Today Helen and me finished the schematics for the USB charger for the battery. We used the LTC4088 chip. This chip has a good current load capability and also can drive an external transistor to allow the power to be drawn directly from the battery. Hopefully this is the final design. We hope to do the routing over the weekend now.
First of all, I would like to apologize for not having given you news about Ball-E for such a long time.
Let me make a short summary of where we are now.

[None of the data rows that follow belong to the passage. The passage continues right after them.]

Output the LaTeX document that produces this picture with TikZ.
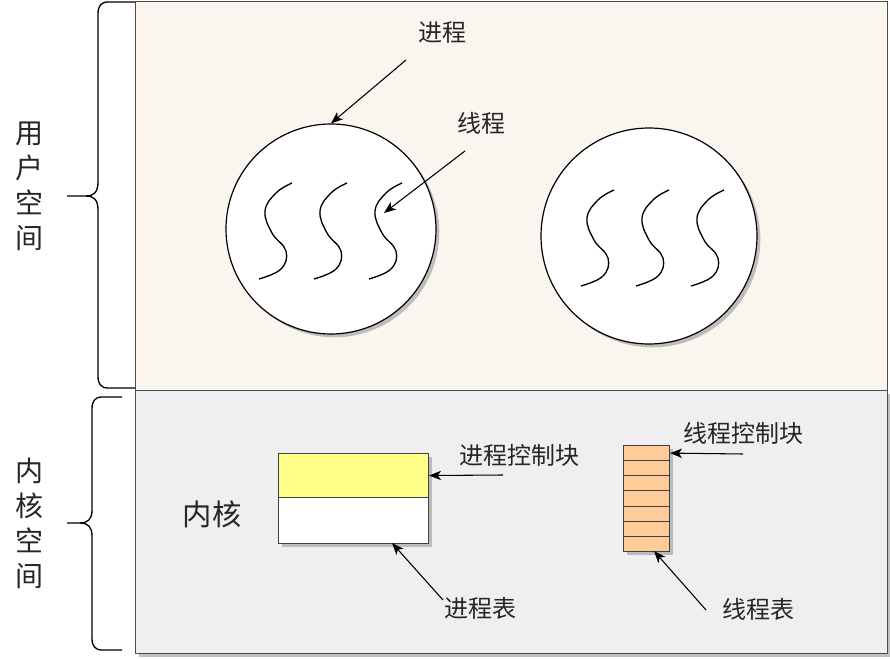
\documentclass[tikz,border=0pt]{standalone}
\usepackage{fontspec}
\newfontfamily\cjk{Noto Sans CJK SC}
\usetikzlibrary{arrows.meta,shadows}
\definecolor{userbg}{HTML}{FAF5EE}
\definecolor{kernbg}{HTML}{EFEEF0}
\definecolor{pcbyellow}{HTML}{FFFF88}
\definecolor{tcbpeach}{HTML}{FFCC99}
\begin{document}
\begin{tikzpicture}[x=0.75pt,y=-0.75pt,
  region/.style={draw=black!70, line width=0.8pt},
  shadowed/.style={drop shadow={shadow xshift=2.5pt,shadow yshift=-2.5pt,fill=black!40,opacity=0.6}},
  lbl/.style={font=\cjk\fontsize{18pt}{20pt}\selectfont, text=black!85, inner sep=0pt},
  biglbl/.style={font=\cjk\fontsize{21pt}{26.25pt}\selectfont, text=black!85, inner sep=0pt, align=center},
  arr/.style={-{Stealth[length=9pt,width=7pt,inset=2.5pt]}, line width=0.8pt},
  brace/.style={line width=1pt},
  wave/.style={line width=1pt},
  cell/.style={draw=black!75, line width=0.8pt, rectangle, inner sep=0pt, anchor=north west}
]
\useasboundingbox (0,0) rectangle (890,659);
\fill[white] (0,0) rectangle (890,659);

% regions
\node[region, fill=userbg, rectangle, inner sep=0pt, anchor=north west,
      minimum width=564pt, minimum height=291.75pt] (user) at (135,1) {};
\node[region, fill=kernbg, rectangle, inner sep=0pt, anchor=north west, shadowed,
      minimum width=564pt, minimum height=197.25pt] (kern) at (135,390) {};

% braces
\draw[brace] (135,2) -- (108,2) .. controls (101,2) and (98,6) .. (98,14) -- (98,182)
  .. controls (98,192) and (94,196) .. (86,196) -- (67,196);
\draw[brace] (86,196) .. controls (94,196) and (98,200) .. (98,210) -- (98,376)
  .. controls (98,384) and (101,388) .. (108,388) -- (135,388);
\draw[brace] (122,397) -- (102,397) .. controls (95,397) and (92,401) .. (92,409) -- (92,510)
  .. controls (92,519) and (88,523) .. (80,523) -- (67,523);
\draw[brace] (80,523) .. controls (88,523) and (92,527) .. (92,536) -- (92,638)
  .. controls (92,646) and (95,650) .. (102,650) -- (122,650);

% side labels
\node[biglbl] (ulbl) at (30,186) {用\\户\\空\\间};
\node[biglbl] (klbl) at (30,523) {内\\核\\空\\间};

% processes
\node[circle, draw=black, line width=0.9pt, fill=white, minimum size=157.5pt, inner sep=0pt, shadowed] (c1) at (331,229) {};
\node[circle, draw=black, line width=0.9pt, fill=white, minimum size=162pt, inner sep=0pt, shadowed] (c2) at (649,236) {};

% threads
\foreach \ox/\oy in {259/183, 314/183, 369/183, 581/190, 636/190, 691/190}{
  \draw[wave, shift={(\ox,\oy)}] plot[smooth, tension=0.7] coordinates
    {(33,0) (17,10) (6,28) (13,50) (27,68) (22,86) (0,96)};
}

% kernel label
\node[font=\cjk\fontsize{22pt}{24pt}\selectfont, text=black!85, inner sep=0pt] (kname) at (212,514) {内核};

% process table
\node[cell, fill=pcbyellow, minimum width=112.5pt, minimum height=33pt, shadowed] (ptop) at (278,453) {};
\node[cell, fill=white, minimum width=112.5pt, minimum height=34.5pt, shadowed] (pbot) at (278,497) {};

% thread table
\foreach \i in {1,...,7}{
  \node[cell, fill=tcbpeach, minimum width=34.5pt, minimum height=11.36pt, shadowed] (r\i) at (623,{445+15.14*(\i-1)}) {};
}

% labels
\node[lbl] (lproc) at (442,33) {进程};
\node[lbl] (lthr) at (481,123) {线程};
\node[lbl] (lpcb) at (519,455) {进程控制块};
\node[lbl] (lptab) at (480,608) {进程表};
\node[lbl] (ltcb) at (743,433) {线程控制块};
\node[lbl] (lttab) at (758,609) {线程表};

% arrow coordinates
\coordinate (a1) at (406,60);
\coordinate (a2) at (465,151);
\coordinate (t3) at (384,213);
\coordinate (a3) at (503,475);
\coordinate (a4) at (443,600);
\coordinate (p4) at (392,543);
\coordinate (a5) at (743,454);
\coordinate (a6) at (706,610);
\coordinate (t6) at (654,551);

\draw[arr] (a1) -- (c1.north);
\draw[arr] (a2) -- (t3);
\draw[arr] (a3) -- (ptop.east);
\draw[arr] (a4) -- (p4);
\draw[arr] (a5) -- (r1.east);
\draw[arr] (a6) -- (t6);
\end{tikzpicture}
\end{document}
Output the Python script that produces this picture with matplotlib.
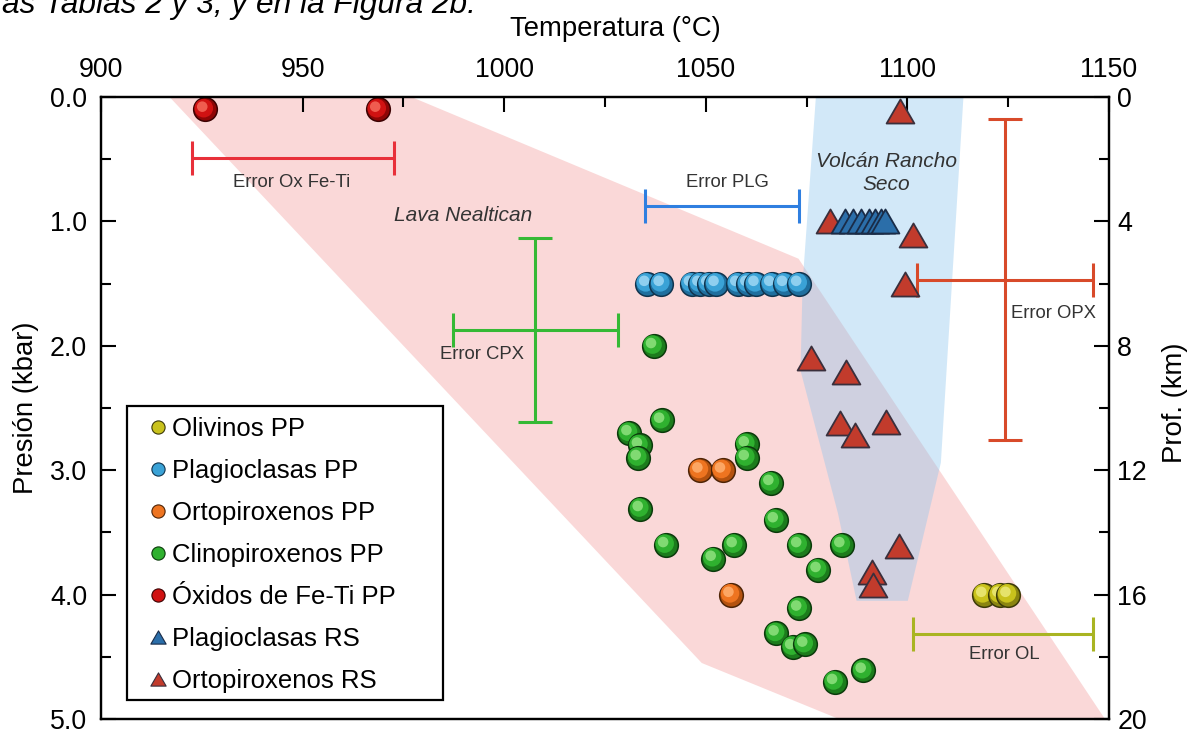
import matplotlib
matplotlib.use("Agg")
import matplotlib.pyplot as plt
from matplotlib.lines import Line2D
from matplotlib.patches import Polygon, Rectangle
from matplotlib.path import Path
from matplotlib.ticker import MultipleLocator, FormatStrFormatter
import matplotlib.transforms as mtransforms

plt.rcParams['font.family'] = ['Liberation Sans', 'DejaVu Sans']

# ---------------- data (T in °C, P in kbar) ----------------
ol_T = [1119.0, 1123.0, 1125.0]
ol_P = [4.0, 4.0, 4.0]

plg_pp_T = [1035.4, 1039.0, 1046.5, 1048.6, 1050.8, 1052.6, 1058.0, 1060.5,
            1062.5, 1066.4, 1069.6, 1073.1]
plg_pp_P = [1.5, 1.5, 1.5, 1.5, 1.5, 1.5, 1.5, 1.5, 1.5, 1.5, 1.5, 1.5]

opx_pp_T = [1048.6, 1054.2, 1056.3]
opx_pp_P = [3.0, 3.0, 4.0]

cpx_pp_T = [1037.1, 1031.0, 1039.1, 1033.6, 1033.3, 1060.1, 1060.1, 1066.2,
            1033.8, 1067.3, 1040.1, 1051.9, 1057.1, 1073.1, 1083.8, 1077.9,
            1073.1, 1067.5, 1071.6, 1074.6, 1082.0, 1089.1]
cpx_pp_P = [2.00, 2.70, 2.60, 2.80, 2.90, 2.79, 2.90, 3.10,
            3.31, 3.40, 3.60, 3.71, 3.60, 3.60, 3.60, 3.80,
            4.11, 4.31, 4.42, 4.40, 4.70, 4.61]

ox_T = [925.8, 968.7]
ox_P = [0.10, 0.10]

plg_rs_T = [1084.5, 1086.5, 1088.5, 1090.5, 1092.0, 1093.5, 1094.5]
plg_rs_P = [1.0, 1.0, 1.0, 1.0, 1.0, 1.0, 1.0]

opx_rs_T = [1098.2, 1080.8, 1101.5, 1099.4, 1076.0, 1084.8, 1083.3, 1087.1,
            1094.8, 1097.9, 1091.2, 1091.5]
opx_rs_P = [0.11, 1.00, 1.11, 1.50, 2.10, 2.21, 2.62, 2.72,
            2.61, 3.61, 3.82, 3.92]

# error bars
err_names = ['Ox Fe-Ti', 'PLG', 'CPX', 'OPX', 'OL']
err_T = [947.6, 1054.0, 1007.7, 1124.3, 1123.8]
err_P = [0.49, 0.875, 1.875, 1.47, 4.317]
err_dT = [25.0, 19.0, 20.5, 21.8, 22.3]
err_dP = [0.0, 0.0, 0.74, 1.29, 0.0]

# fields
nealtican_T = [917.0, 977.0, 1073.0, 1149.0, 1083.0, 1049.0]
nealtican_P = [0.0, 0.0, 1.3, 5.0, 5.0, 4.55]
rancho_T = [1077.3, 1074.0, 1073.5, 1082.8, 1087.4, 1100.1, 1108.3, 1113.9]
rancho_P = [0.0, 1.5, 2.2, 3.35, 4.05, 4.05, 2.94, 0.0]

legend_labels = ['Olivinos PP', 'Plagioclasas PP', 'Ortopiroxenos PP',
                 'Clinopiroxenos PP', 'Óxidos de Fe-Ti PP', 'Plagioclasas RS',
                 'Ortopiroxenos RS']

# ---------------- styles ----------------
sph = {
    'ol':  dict(base='#c9c21c', light='#ecea7a', dark='#8a8510', edge='#3c3a08'),
    'plg': dict(base='#3aa2d6', light='#9fd8f4', dark='#1f6f9e', edge='#10344e'),
    'opx': dict(base='#ee7420', light='#ffb070', dark='#b4520f', edge='#4e2406'),
    'cpx': dict(base='#2fb12f', light='#8fe27f', dark='#1c7c1c', edge='#0b3a0b'),
    'ox':  dict(base='#d01212', light='#f56a5a', dark='#8e0606', edge='#3c0202'),
}
tri_red = dict(face='#c23b2c', edge='#3a2f3c')
tri_blue = dict(face='#2b6ea9', edge='#1a2c48')
err_colors = ['#e8303a', '#2f7fe0', '#35b935', '#d84a2a', '#a9b422']

fig = plt.figure(figsize=(11.95, 7.29), dpi=100)
ax = fig.add_axes([101 / 1195, 10 / 729, 1008 / 1195, 622 / 729])
ax.set_xlim(900, 1150)
ax.set_ylim(5, 0)

# fields
ax.add_patch(Polygon(list(zip(nealtican_T, nealtican_P)), closed=True,
                     facecolor='#f08080', alpha=0.30, lw=0, zorder=1))
ax.add_patch(Polygon(list(zip(rancho_T, rancho_P)), closed=True,
                     facecolor='#8fc6ee', alpha=0.40, lw=0, zorder=1.2))

# error bars
for i in range(len(err_names)):
    ax.errorbar([err_T[i]], [err_P[i]], xerr=[err_dT[i]],
                yerr=[err_dP[i]] if err_dP[i] > 0 else None,
                fmt='none', ecolor=err_colors[i], elinewidth=2.2,
                capsize=12, capthick=2.2, zorder=2)

# spheres
S = 290


def spheres(T, P, st):
    off1 = mtransforms.offset_copy(ax.transData, fig=fig, x=-0.9, y=0.9, units='points')
    off2 = mtransforms.offset_copy(ax.transData, fig=fig, x=-2.0, y=2.0, units='points')
    for t, p in zip(T, P):
        ax.scatter([t], [p], s=S, facecolor=st['dark'], edgecolor=st['edge'],
                   linewidth=1.1, zorder=3)
        ax.scatter([t], [p], s=S * 0.62, facecolor=st['base'], edgecolor='none',
                   transform=off1, zorder=3)
        ax.scatter([t], [p], s=S * 0.20, facecolor=st['light'], edgecolor='none',
                   alpha=0.85, transform=off2, zorder=3)


tri_path = Path([(-1.0, -0.866), (1.0, -0.866), (0.0, 0.866), (-1.0, -0.866)],
                [Path.MOVETO, Path.LINETO, Path.LINETO, Path.CLOSEPOLY])

spheres(ol_T, ol_P, sph['ol'])
spheres(plg_pp_T, plg_pp_P, sph['plg'])
spheres(opx_pp_T, opx_pp_P, sph['opx'])
spheres(cpx_pp_T, cpx_pp_P, sph['cpx'])
spheres(ox_T, ox_P, sph['ox'])

ax.scatter(opx_rs_T, opx_rs_P, s=400, marker=tri_path, facecolor=tri_red['face'],
           edgecolor=tri_red['edge'], linewidth=1.3, zorder=4)
ax.scatter(plg_rs_T, plg_rs_P, s=400, marker=tri_path, facecolor=tri_blue['face'],
           edgecolor=tri_blue['edge'], linewidth=1.3, zorder=4)

# annotations
tc = '#333333'
ax.text(947.4, 0.69, 'Error Ox Fe-Ti', fontsize=13.3, color=tc, ha='center', va='center', zorder=5)
ax.text(1055.3, 0.69, 'Error PLG', fontsize=13.3, color=tc, ha='center', va='center', zorder=5)
ax.text(994.4, 2.066, 'Error CPX', fontsize=13.3, color=tc, ha='center', va='center', zorder=5)
ax.text(1136.2, 1.74, 'Error OPX', fontsize=13.3, color=tc, ha='center', va='center', zorder=5)
ax.text(1124.1, 4.485, 'Error OL', fontsize=13.3, color=tc, ha='center', va='center', zorder=5)
ax.text(989.7, 0.954, 'Lava Nealtican', fontsize=15, style='italic', color=tc,
        ha='center', va='center', zorder=5)
ax.text(1094.7, 0.61, 'Volcán Rancho\nSeco', fontsize=15, style='italic', color=tc,
        ha='center', va='center', linespacing=1.3, zorder=5)

# axes styling
for sp in ax.spines.values():
    sp.set_linewidth(1.6)
ax.xaxis.tick_top()
ax.xaxis.set_major_locator(MultipleLocator(50))
ax.xaxis.set_minor_locator(MultipleLocator(25))
ax.yaxis.set_major_locator(MultipleLocator(1))
ax.yaxis.set_minor_locator(MultipleLocator(0.5))
ax.yaxis.set_major_formatter(FormatStrFormatter('%.1f'))
ax.tick_params(axis='both', which='both', direction='in', width=1.5,
               bottom=False, labelbottom=False, top=True, labeltop=True,
               left=True, right=False, labelsize=19.3)
ax.tick_params(axis='both', which='major', length=10.5)
ax.tick_params(axis='both', which='minor', length=7)
ax.tick_params(axis='x', pad=10)
ax.tick_params(axis='y', pad=10)

ax2 = ax.twinx()
ax2.set_ylim(20, 0)
ax2.yaxis.set_major_locator(MultipleLocator(4))
ax2.yaxis.set_minor_locator(MultipleLocator(2))
ax2.tick_params(axis='y', which='both', direction='in', width=1.5, labelsize=19.3, pad=6)
ax2.tick_params(axis='y', which='major', length=10.5)
ax2.tick_params(axis='y', which='minor', length=7)
for sp in ax2.spines.values():
    sp.set_linewidth(1.6)

# labels
fig.text(615 / 1195, 1 - 29 / 729, 'Temperatura (°C)', fontsize=19.8,
         ha='center', va='center')
fig.text(26 / 1195, 1 - 408 / 729, 'Presión (kbar)', fontsize=19.8,
         rotation=90, ha='center', va='center')
fig.text(1175 / 1195, 1 - 403 / 729, 'Prof. (km)', fontsize=19.8,
         rotation=90, ha='center', va='center')

# clipped caption line from the document
fig.text(0.002, 1 - 13 / 729, 'as Tablas 2 y 3, y en la Figura 2b.', fontsize=22.8,
         style='italic', ha='left', va='baseline')

# legend
handles = [
    Line2D([], [], ls='none', marker='o', ms=9.5, mfc=sph['ol']['base'], mec=sph['ol']['edge'], mew=0.8),
    Line2D([], [], ls='none', marker='o', ms=9.5, mfc=sph['plg']['base'], mec=sph['plg']['edge'], mew=0.8),
    Line2D([], [], ls='none', marker='o', ms=9.5, mfc=sph['opx']['base'], mec=sph['opx']['edge'], mew=0.8),
    Line2D([], [], ls='none', marker='o', ms=9.5, mfc=sph['cpx']['base'], mec=sph['cpx']['edge'], mew=0.8),
    Line2D([], [], ls='none', marker='o', ms=9.5, mfc=sph['ox']['base'], mec=sph['ox']['edge'], mew=0.8),
    Line2D([], [], ls='none', marker=tri_path, ms=11, mfc=tri_blue['face'], mec=tri_blue['edge'], mew=0.8),
    Line2D([], [], ls='none', marker=tri_path, ms=11, mfc=tri_red['face'], mec=tri_red['edge'], mew=0.8),
]
ax.add_patch(Rectangle((26 / 1008, 19 / 622), 316 / 1008, 294 / 622, transform=ax.transAxes,
                       facecolor='white', edgecolor='black', lw=1.6, zorder=6))
leg = ax.legend(handles, legend_labels, loc='upper left',
                bbox_to_anchor=(44 / 1008, (719 - 417) / 622), frameon=False,
                fontsize=18.5, handlelength=1.0, handletextpad=0.05,
                labelspacing=0.70, borderpad=0, borderaxespad=0)
leg.set_zorder(7)

fig.savefig('out.png', dpi=100)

Before the Athens week, we decided several components of our robot and we received most of them. Actually, we have our 3 stepping motors (Trinamics QSH5718), our two-rows 4″ omniwheels (Kornylak). With Pierre-Hugues, we made the pin assignment of our STM32405RG-based card and finished the schematic of our PCB. Routing will be done as soon as Alexis will have corrected our schematic. Scott and Otilia are working hard in order to implement a Kalman filter and to understand a huge part of the mechanics.
Alexis lent us a card with an accelerometer, a gyroscope and a magnetometer so that Otilia and Scott can test their Kalman filter. Pierre-Hugues is going to code tomorrow a bootloader which will make the card dump the values of the sensors through the usb port.
My objective of tomorrow is to build the whole robot so that it will be ready for real tests when we will receive the PCB.
Now I hope that this is done, for now. I chose the LTC4055 from Linear, which, besides having a Li-ion charger from USB power, it can also seamlessly switchover the source power from battery and the USB line, thus allowing the robot to be used also while recharging. The LTC4055 datasheet says that the output current is only 900µA, but, according to some feedback I got from asking to the professors and to stackexchange, I’m almost sure that this figure must be wrong (probably they meant 900mA). A design note from linear proposes a circuit that can balance the load from the USB power and the battery, which means that we can not only use the robot while it is recharging, but also to draw some power from the battery if the USB power is not enough to power the robot.
Most of the last week, including the weekend I spent searching for an architecture for the USB charger + a buck-boost converter for the board components, which would require a source for 3.3V and 5V, plus another separate regulator of 3V exclusively for the motor.
The USB charger schematics was mostly done by this Sunday (only the schematics of the CI was missing in the library, thus I left it to place in a second time) until we meet with the professor Monday. We found some downsides:
- The battery would provide from 2.75V to 4.2V, thus the buck-boost CI that I chose could not provide the right regulation at 3.3V (since the CI could do buck or boost, but not both at same time).
- There was an issue for using the robot while recharging.
- The motor had to be changed to another one that needs 9V of input.
- The components that required 5V were removed.
So all the time spent making the schematics was written-off. At least I could study how to build a (more or less) proper USB charger. Now I hope that the new power source architecture is ready and can be written on stone, or I risk to increase even more the time of the development.